The Polish Prime Minister said that “Polish-American relations are in the spotlight due to the outrageous issue of the granting of a visa to Zbigniew Ziobro, a fugitive from the Polish state”.
Tusk warned that extradition proceedings from the US are lengthy, complex and often do not end in success but expressed the hope that “if we reach out with full information about the charges against Ziobro, then perhaps the matter of future extradition will be successful. It is unacceptable that someone who committed such evil acts could escape justice”.
According to Reuters, US Deputy Secretary of State Christopher Landau had instructed the State Department’s Consular Affairs Bureau to have the American embassy in Budapest issue Ziobro a visa on grounds that the ex-minister was being unjustly prosecuted. The news agency reported that Landau had learned of the case from US Ambassador to Poland Tom Rose and framed the matter to colleagues as “a national security issue”.
The State Department has declined to comment, citing the confidentiality of visa records, though Poland’s foreign ministry sent a diplomatic note to the US embassy in Warsaw on May 12 requesting the legal basis for Ziobro’s entry, to which no response has yet been received.
Current justice minister Waldemar Żurek has complained that the Polish authorities are “having enormous difficulty with our US ally in establishing anything” with regard to the granting of the visa. He said Poland would be supplying the US with evidence of the crimes Ziobro is alleged to have committed.
Ziobro has been indicted for his time in office (2015-2023) on allegations that he led an organised crime group that misappropriated close to €50 million worth of funds from the Justice Fund, a state vehicle for helping the prevention and the victims of crime.
The funds are alleged to have been directed to conservative causes and NGOs and also to illegally purchase the Pegasus spyware**, used in surveillance activities against then-opposition politicians and, according to subsequent parliamentary inquiries, also against prosecutors and journalists**.
Ziobro denies the allegations, arguing that he was following procedures to the letter with regard to the disbursement of the funds, that he is not being charged with benefitting personally from the funds and that the purchase of Pegasus was used to pursue hundreds of suspected crimes, only a few of which were linked to any politicians.
The ex-justice minister claims to be the victim of a “political vendetta” by Tusk’s government and has promised that he would voluntarily return to Poland to face justice, but only “when the rule of law is restored”.

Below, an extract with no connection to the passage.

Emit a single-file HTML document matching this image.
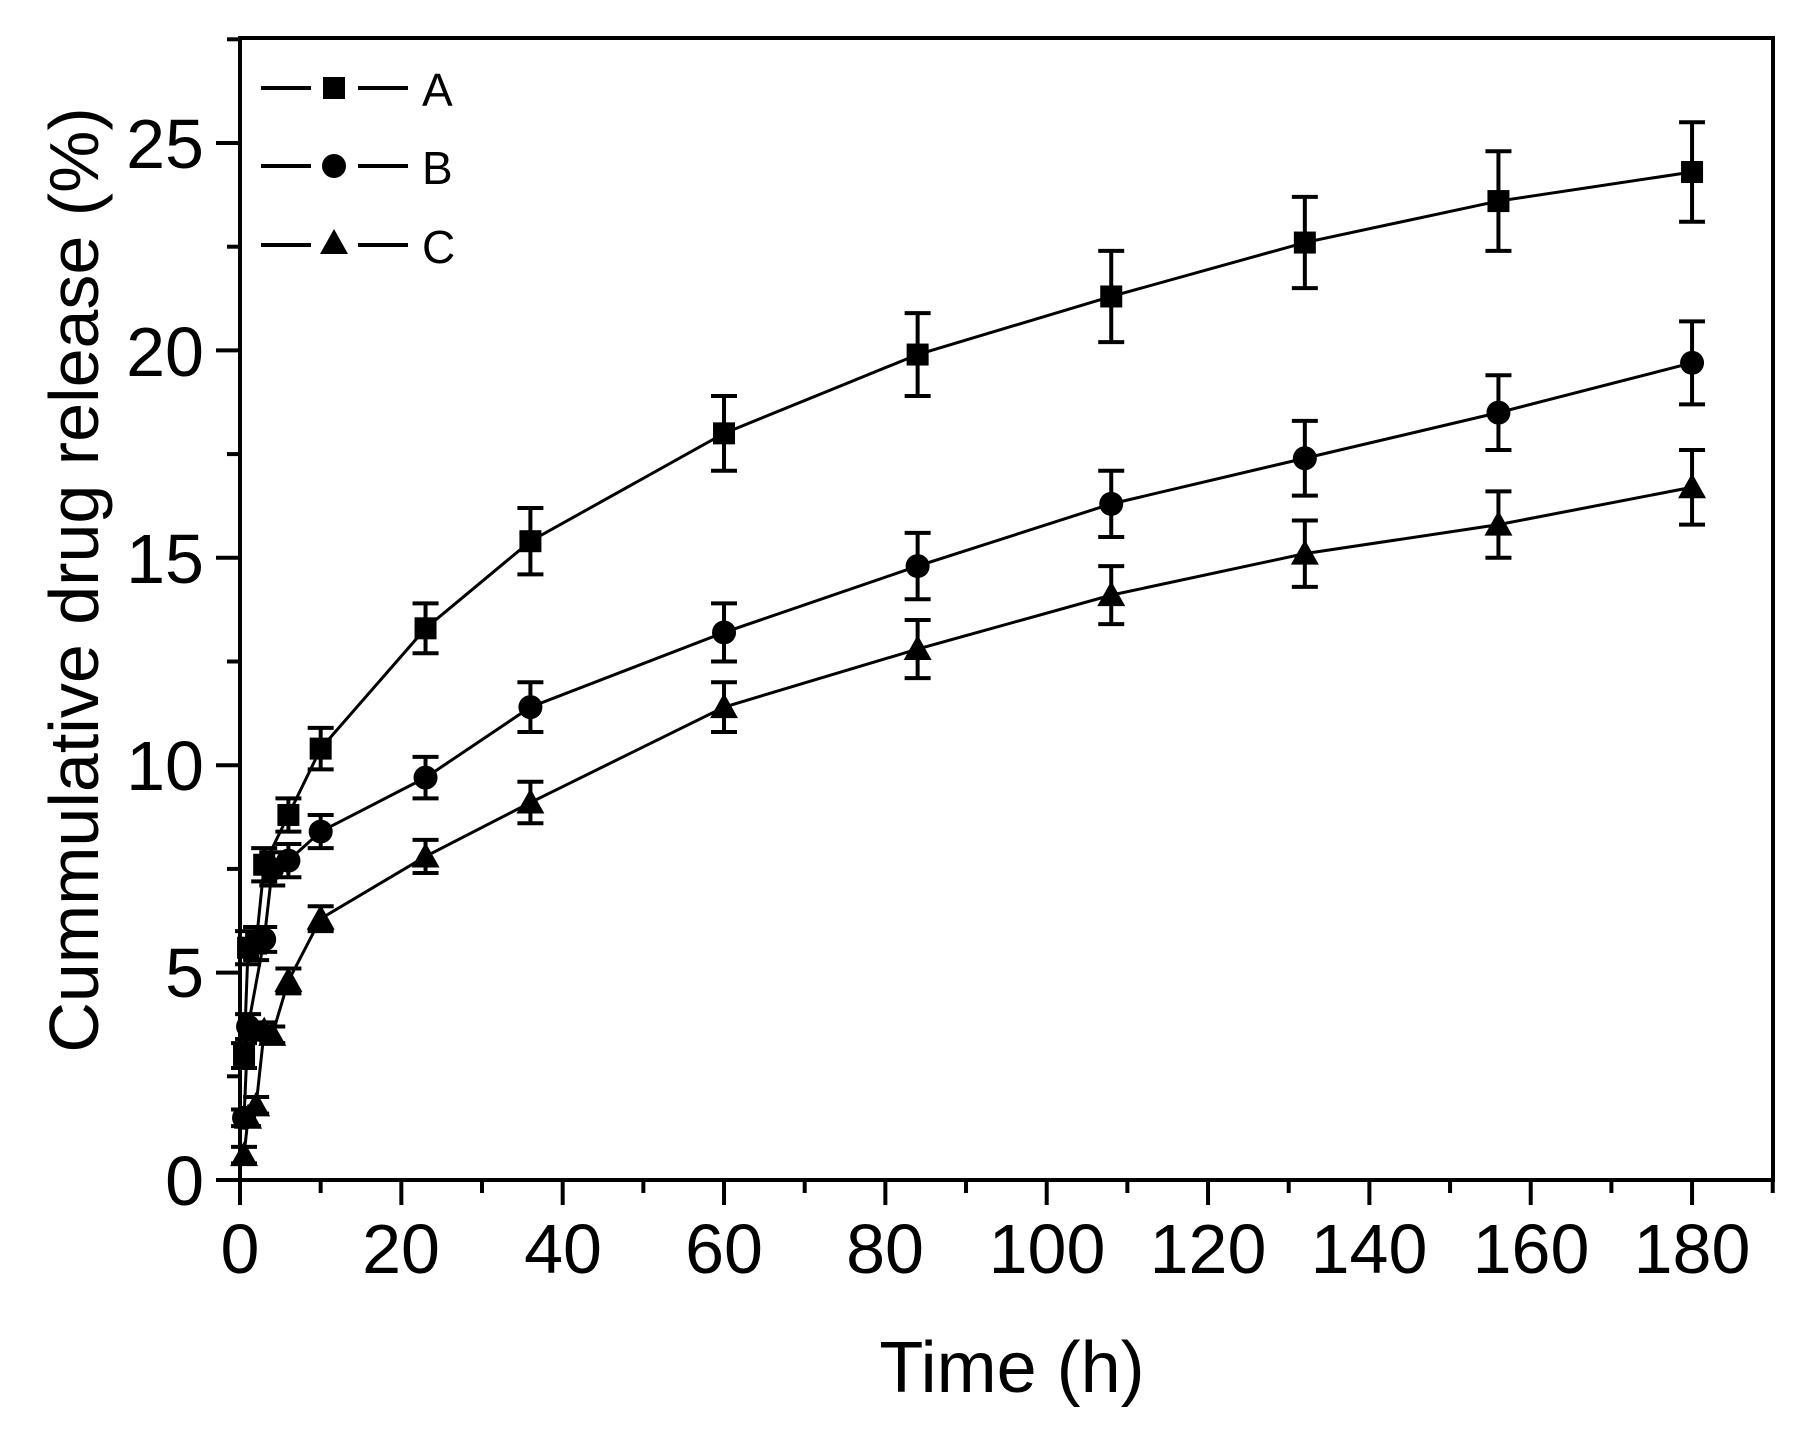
<!DOCTYPE html>
<html><head><meta charset="utf-8"><style>
html,body{margin:0;padding:0;background:#fff;}
svg{display:block;}
text{font-family:"Liberation Sans",Arial,sans-serif;fill:#000;}
</style></head><body>
<svg id="s" width="1809" height="1448" viewBox="0 0 1809 1448" xmlns="http://www.w3.org/2000/svg">
<rect x="240" y="38" width="1533" height="1142" fill="none" stroke="#000" stroke-width="4"/>
<g id="ticks" stroke="#000" stroke-width="4"></g>
<g font-size="70" text-anchor="end">
<text x="204" y="1205">0</text>
<text x="204" y="997">5</text>
<text x="204" y="790">10</text>
<text x="204" y="583">15</text>
<text x="204" y="376">20</text>
<text x="204" y="168">25</text>
</g>
<g font-size="70" text-anchor="middle">
<text x="240" y="1273">0</text>
<text x="401" y="1273">20</text>
<text x="563" y="1273">40</text>
<text x="724" y="1273">60</text>
<text x="885" y="1273">80</text>
<text x="1047" y="1273">100</text>
<text x="1208" y="1273">120</text>
<text x="1369" y="1273">140</text>
<text x="1531" y="1273">160</text>
<text x="1692" y="1273">180</text>
</g>
<text x="1012" y="1392" font-size="72" text-anchor="middle">Time (h)</text>
<text transform="translate(98,580) rotate(-90)" font-size="70" text-anchor="middle">Cummulative drug release (%)</text>
<g id="data"></g>
<g stroke="#000" stroke-width="4">
<line x1="261" y1="88" x2="311" y2="88"/><line x1="358" y1="88" x2="408" y2="88"/>
<line x1="261" y1="166" x2="311" y2="166"/><line x1="358" y1="166" x2="408" y2="166"/>
<line x1="261" y1="245" x2="311" y2="245"/><line x1="358" y1="245" x2="408" y2="245"/>
</g>
<rect x="323" y="77" width="22" height="22" fill="#000"/>
<circle cx="334" cy="166" r="12" fill="#000"/>
<polygon points="334,229 348,254 320,254" fill="#000"/>
<g font-size="46">
<text x="422" y="106">A</text>
<text x="422" y="184">B</text>
<text x="422" y="263">C</text>
</g>
</svg>
<script>
var NS="http://www.w3.org/2000/svg";
function X(t){return 240+t*8.067;}function Y(v){return 1180-v*41.48;}
function el(p,n,a){var e=document.createElementNS(NS,n);for(var k in a)e.setAttribute(k,a[k]);p.appendChild(e);return e;}
var tk=document.getElementById('ticks');
for(var v=0;v<=27.5;v+=2.5){var maj=(v%5===0);el(tk,'line',{x1:maj?216:227,x2:240,y1:Y(v),y2:Y(v)});}
for(var t=0;t<=190;t+=10){var maj=(t%20===0);el(tk,'line',{x1:X(t),x2:X(t),y1:1180,y2:maj?1205:1193});}
var D={
A:[[0.5,3.0,0.3],[1,5.6,0.4],[2,5.7,0.4],[3,7.6,0.4],[6,8.8,0.4],[10,10.4,0.5],[23,13.3,0.6],[36,15.4,0.8],[60,18.0,0.9],[84,19.9,1.0],[108,21.3,1.1],[132,22.6,1.1],[156,23.6,1.2],[180,24.3,1.2]],
B:[[0.5,1.5,0.2],[1,3.7,0.3],[3,5.8,0.3],[4,7.5,0.4],[6,7.7,0.4],[10,8.4,0.4],[23,9.7,0.5],[36,11.4,0.6],[60,13.2,0.7],[84,14.8,0.8],[108,16.3,0.8],[132,17.4,0.9],[156,18.5,0.9],[180,19.7,1.0]],
C:[[0.5,0.6,0.2],[1,1.5,0.2],[2,1.8,0.2],[3,3.6,0.2],[4,3.5,0.2],[6,4.8,0.3],[10,6.3,0.3],[23,7.8,0.4],[36,9.1,0.5],[60,11.4,0.6],[84,12.8,0.7],[108,14.1,0.7],[132,15.1,0.8],[156,15.8,0.8],[180,16.7,0.9]]};
var g=document.getElementById('data');
for(var s in D){var d=D[s];
el(g,'polyline',{points:d.map(function(p){return X(p[0])+','+Y(p[1]);}).join(' '),fill:'none',stroke:'#000','stroke-width':3});
d.forEach(function(p){var x=X(p[0]),y=Y(p[1]),e=p[2]*41.48;
el(g,'line',{x1:x,x2:x,y1:y-e,y2:y+e,stroke:'#000','stroke-width':4});
el(g,'line',{x1:x-13,x2:x+13,y1:y-e,y2:y-e,stroke:'#000','stroke-width':4});
el(g,'line',{x1:x-13,x2:x+13,y1:y+e,y2:y+e,stroke:'#000','stroke-width':4});
if(s==='A')el(g,'rect',{x:x-11,y:y-11,width:22,height:22,fill:'#000'});
else if(s==='B')el(g,'circle',{cx:x,cy:y,r:12,fill:'#000'});
else el(g,'polygon',{points:x+','+(y-14)+' '+(x+14)+','+(y+11)+' '+(x-14)+','+(y+11),fill:'#000'});
});}
</script>
</body></html>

In 2025, Ziobro’s narrative was endorsed by five members of the US House Committee on the Judiciary, who issued a letter to the European Commission expressing “deep concern” about the rule of law in Poland, alleging that the Tusk government was “weaponising the justice system” against PiS in an apparent effort to “silence and damage” the opposition.
The Polish parliament’s Tusk-supporting majority lifted Ziobro’s immunity to face the charges in October 2024, as it has done with all such requests against former state officials of the last PiS government. The Tusk majority pledged that it would pursue all cases of alleged abuses of power by the past administration, and on that promise at least it has been true to its word.

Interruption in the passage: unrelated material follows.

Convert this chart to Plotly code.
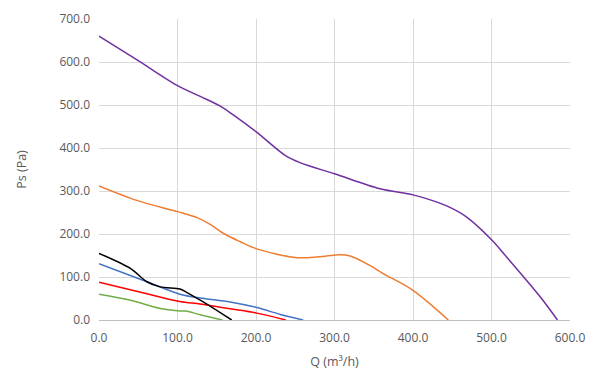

Ziobro is reported to have received a journalist visa so that he could work for Polish independent broadcaster TV Republika as its commentator in the US.
The ex-justice minister’s status as correspondent in the US was confirmed by TV Republika, in response to which the Polish government’s prosecutors launched an investigation into the broadcaster for allegedly aiding Ziobro in fleeing justice. In the days since Ziobro became correspondent for the channel, journalists and the CEO of the station have had false alarms reported in their homes leading to police action at night and in the early hours – which the broadcaster considers to constitute harassment.
The Tusk government, unlike the PiS and Trump-allied President Karol Nawrocki, does not enjoy good relations with Washington. When in opposition Tusk called US President Donald Trump a “Russian asset” and, since coming to power, he and other members of his coalition have said they have doubts about the reliability of the US as an ally and have pivoted towards arguments about European strategic sovereignty pursued by France and Germany.
The Polish Government is also smarting from the decision by the US to cancel the arrival of 4,000 rotational US troops in Poland, without any clarity over whether these numbers will eventually be compensated for by the arrival of US troops from Germany – from which the Pentagon announced on May 1 it would withdraw an initial 5,000 service members over the coming year – in response to US disappointments at the lack of European support for the war in Iran.
Poland has not openly criticised the US administration for the war in Iran but it has also refused any help with sending vessels to the Strait of Hormuz to engage in a potential mine-sweeping operation or a Patriot battery to aid air defence in the region.